RH: Anything and everything.
I was having this conversation with my wife just this morning. Ninety-five percent of what she does is incredible and adorable. Pretty much everything but the pooping and the screeching and when she tries to rip my beard off my face. Everything else is great.
I’m so excited to have a girl. When we found out a few people were like, “Oh, are you disappointed?” Like just because I’m a dude I should want to have a son.
Fuck that. Having a daughter is great. She’s going to be the world’s first superhero. I have proof: My sister’s friend does cosplay and made her a Wonder Woman outfit. This is literally the cutest thing that has ever existed. Tell me I’m wrong. I’m not.
Shoulders: A dragon that morphs into a Celtic knot (I was 19), a tribal phoenix (to mark the completion of my first terrible unpublished book).
Upper arm: A skull and crossbones with ‘trust me’ written underneath (a play on a Vonnegut sketch).
Left forearm: A hydrogen atom.
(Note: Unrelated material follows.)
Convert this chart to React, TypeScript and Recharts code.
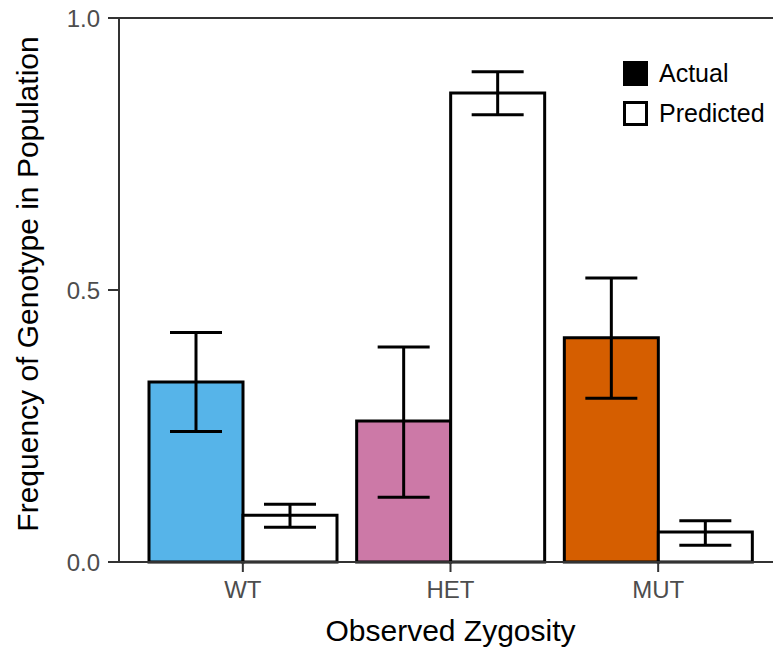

That’s the most recent. It’s the symbol on Dr. Manhattan’s forehead in Watchmen, but it’s also the most basic element in the universe, and I like that. It was also a celebration of getting a job where I could have a tattoo on my forearm and that was okay.
I’m in the market for a few more. Something to mark my first published novel. Someone for my daughter, now that she’s had her second–and probably final–heart surgery. I’m meeting with a tattoo artist this weekend!
C&C: Since I sent the first question, you’ve probably met with your tattoo artist. What’s the plan, Stan?
RH: It’s an old-school anatomical illustration of a heart, for my daughter.
I’m also planning to get a tattoo for New Yorked. And I’m on the verge of thinking I should get a tattoo for every book I get published? I’m still not sure about that. It sounds romantic right now but it might get tiresome down the line. I do want to get one for the book, because it’s my first published novel.
The heart comes first. That’s the one that feels more immediate.